A political scientist discussed the history and legacy of D.C.’s nonvoting delegate to Congress in a virtual lecture Monday.
Elliot Mamet, a postdoctoral research associate and lecturer at Princeton University, explored the ways D.C.’s delegates have navigated and advanced the city’s fight for autonomy from the federal government, despite being democratically unequal to their other elected counterparts. The George Washington University Museum and The Textile Museum hosted the event as part of its ongoing series of lectures about D.C. history and culture titled “D.C. Mondays.”
D.C. elected its first nonvoting delegate to the House of Representatives in 1971 under the 1970 District of Columbia Delegate Act, which created the position to give the District representation in Congress without full voting rights. The law came a decade after the country ratified the 23rd Amendment to the U.S. Constitution, which granted the District three electoral votes in presidential elections.
The nonvoting delegate can sit on, cast votes in and chair congressional committees as well as introduce legislation in the House but cannot vote on legislation’s final passage.
“My claim is that the history of the D.C. delegate must be understood with the history of D.C.’s democratic status and fights over representation and suffrage and race in the District of Columbia,” Mamet said.
Mamet said because Article I of the U.S. Constitution requires that only states can be represented in Congress, D.C.’s more than 700,000 residents are effectively “disenfranchised citizens,” who still pay federal taxes but are not entitled to voting rights in Congress.
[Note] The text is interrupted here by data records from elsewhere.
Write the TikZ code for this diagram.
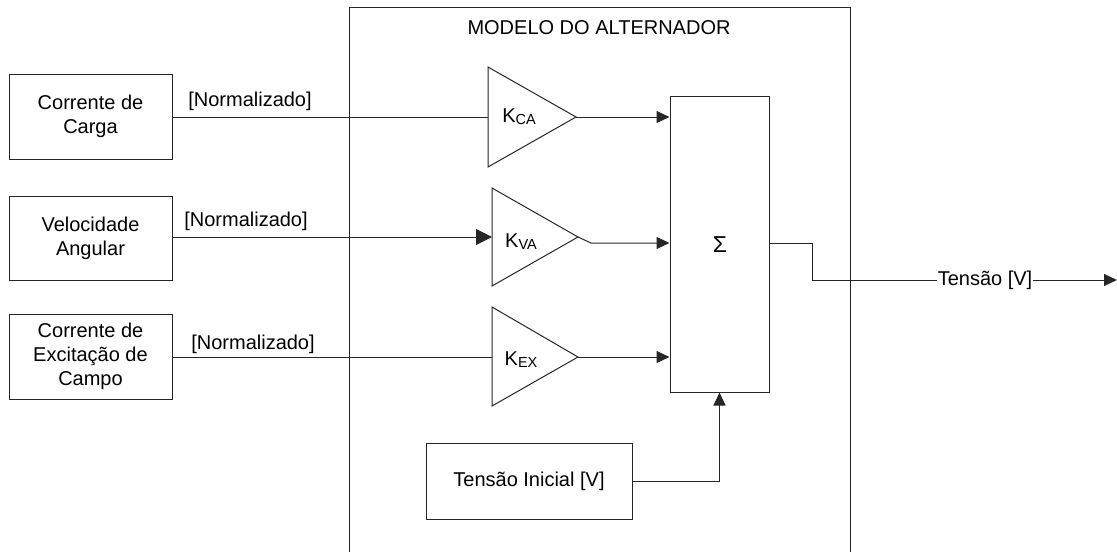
\documentclass[tikz,border=0pt]{standalone}
\usepackage{fontspec}
\setmainfont{Liberation Sans}
\usetikzlibrary{arrows.meta}
\begin{document}
\begin{tikzpicture}[x=1pt,y=-1pt,
  ln/.style={draw=black!85, line width=1pt},
  blk/.style={ln, rectangle, inner sep=0pt, align=center, font=\fontsize{20}{24}\selectfont},
  lbl/.style={inner sep=0pt, font=\fontsize{20}{24}\selectfont},
  arr/.style={ln, -{Triangle[length=13pt,width=12pt]}},
  bigarr/.style={ln, -{Triangle[length=16pt,width=16pt]}},
  gain/.style={ln, line join=miter}]
\useasboundingbox (0,0) rectangle (1117,552);
% outer frame (open at the bottom)
\draw[ln] (349,552) -- (349,7) -- (850,7) -- (850,552);
\node[lbl] (title) at (599,28) {MODELO DO ALTERNADOR};
% input blocks
\node[blk, minimum width=163pt, minimum height=85pt] (b1) at (90.5,116.5) {Corrente de\\Carga};
\node[blk, minimum width=163pt, minimum height=84pt] (b2) at (90.5,238) {Velocidade\\Angular};
\node[blk, minimum width=163pt, minimum height=85pt] (b3) at (90.5,356.5) {Corrente de\\Excitação de\\Campo};
\node[lbl] (n1) at (250,101) {[Normalizado]};
\node[lbl] (n2) at (246,221) {[Normalizado]};
\node[lbl] (n3) at (253,344) {[Normalizado]};
% gains
\coordinate (ca-in) at (488,117); \coordinate (ca-out) at (576,117);
\coordinate (va-in) at (492,237); \coordinate (va-out) at (578,237);
\coordinate (ex-in) at (492,357); \coordinate (ex-out) at (578,357);
\draw[gain] (488,67) -- (ca-out) -- (488,167) -- cycle;
\draw[gain] (492,188) -- (va-out) -- (492,286) -- cycle;
\draw[gain] (492,307) -- (ex-out) -- (492,406) -- cycle;
\node[lbl] (kca) at (519,117) {K\raisebox{-2pt}{\fontsize{14.5}{14.5}\selectfont CA}};
\node[lbl] (kva) at (521,242) {K\raisebox{-2pt}{\fontsize{14.5}{14.5}\selectfont VA}};
\node[lbl] (kex) at (521,360) {K\raisebox{-2pt}{\fontsize{14.5}{14.5}\selectfont EX}};
% sum block
\node[blk, minimum width=99pt, minimum height=296pt] (sum) at (719.5,244) {};
\node[lbl, font=\fontsize{23}{26}\selectfont] (sigma) at (720,245) {Σ};
% initial voltage block
\node[blk, minimum width=206pt, minimum height=76pt] (ti) at (529,481) {Tensão Inicial [V]};
% connectors
\draw[ln] (b1.east |- ca-in) -- (ca-in);
\draw[bigarr] (b2.east |- va-in) -- (va-in);
\draw[ln] (b3.east |- ex-in) -- (ex-in);
\draw[arr] (ca-out) -- (ca-out -| sum.west);
\coordinate (va-bend) at (591,243);
\draw[arr] (va-out) -- (va-bend) -- (va-bend -| sum.west);
\draw[arr] (ex-out) -- (ex-out -| sum.west);
\draw[arr] (ti.east) -| (sum.south);
% output
\coordinate (o1) at (769,243);
\coordinate (o2) at (812,243);
\coordinate (o3) at (812,280);
\coordinate (oend) at (1117,280);
\node[lbl, inner sep=0.5pt] (out) at (985,280) {Tensão [V]};
\draw[ln] (sum.east |- o1) -- (o2) -- (o3) -- (out.west);
\draw[arr] (out.east) -- (oend);
\end{tikzpicture}
\end{document}
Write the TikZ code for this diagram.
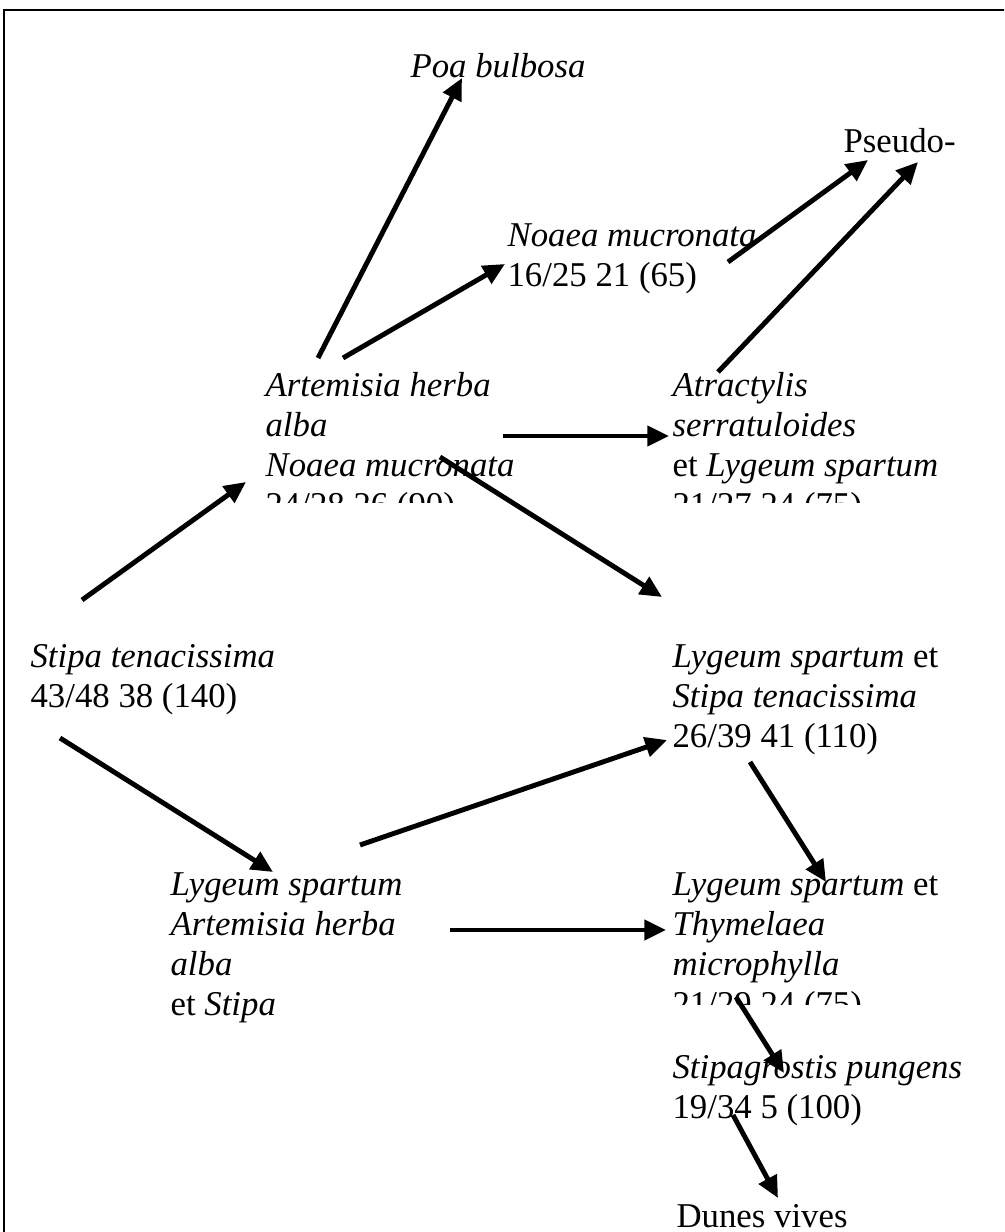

He said D.C.’s nonvoting delegate is “markedly inferior” to members hailing from states because they lack the ability to vote on most parliamentary procedures in the House, like choosing a Speaker. Mamet said the ability of nonvoting delegates to vote for Speaker could have proven decisive in 2023, when Republican infighting over who to elect stalled proceedings but left the Democratic nominee short of the finish line.
He said the idea of D.C. not having a vote in Congress creates contradictions, like how D.C.’s residents can vote for a president through the 23rd Amendment, but the District’s delegate cannot vote to remove a president in impeachment proceedings.
“In short, their position is as a second-class lawmaker charged to represent without a vote,” Mamet said.
Mamet said since 1971, only two people have served as D.C.’s delegate, Walter Fauntroy — who served from 1971 to 1991 — and Eleanor Holmes Norton, D.C.’s current delegate who won election in 1990 to succeed Fauntroy. He said although both Democrats served in a voteless role, they both “acted creatively” to represent their constituents in Congress by exercising their power through committee seniority and negotiations with allied members of Congress.
Mamet said one of Norton’s biggest accomplishments in Congress was negotiating in 1993 the ability for D.C.’s delegate to vote in the “committee of the whole,” a procedure where all House members act as one large committee to debate bills and vote on amendments before a final vote for passage. He said Norton and other nonvoting delegates have the ability to vote on amendments to legislation, with the caveat that their votes do not count if they prove decisive.
“How important was this arcane procedural drama to D.C. democratic representation in Congress? Well, for Norton, she’s quoted as saying that this is the most important change since home rule was granted 20 years ago. She viewed it as crucial,” Mamet said.
He added that Norton and Fauntroy have introduced a combined thousands of bills and were the main authors behind at least 54 bills that became law.
“Next time someone says to you ‘The delegates, they are just symbolic lobbyists, they don’t have power in Congress,’ you can say, ‘Well, Fauntroy and Norton at least exercised ingenuity to gain power and affect real change for the residents of the District of Columbia,’” Mamet said.
Mamet said the “high-water mark” of D.C.’s empowerment — gaining electoral votes in 1961 and a delegate to Congress a decade later — was the passage of the D.C. Home Rule Act in 1973, granting the District’s residents the ability to elect a mayor and city council to administrate local business. He said the Home Rule Act was the “last major legislation” of the Civil Rights Era because it finally granted a form of local autonomy to the District’s majority-Black population.
Mamet said since the Home Rule Act’s passage, D.C. has faced significant pushback on its authority to self govern but that having the nonvoting delegate position has helped the city avoid more significant encroachment on its power. He said Norton helped negotiate the creation of the D.C. Financial Control Board in 1995, a federal body that oversaw the District’s finances until 2001 after the city failed to pass a balanced budget several years in a row, avoiding a more sweeping federal takeover of D.C.’s government.
Mamet said despite D.C.’s delegates successfully maintaining local autonomy since 1973, he thinks home rule has never been “under attack” as much as it is today by President Donald Trump’s administration and a Republican-controlled Congress. He said in recent years, Congress has nullified local laws, like a controversial bill overhauling D.C.’s criminal code, cut $1 billion of locally raised tax revenue and, since August, the federal government has been “occupying” the city with federal troops.
“At the moment, I think really it’s kind of all hands on deck to defend home rule at a really precarious moment for the city,” Mamet said.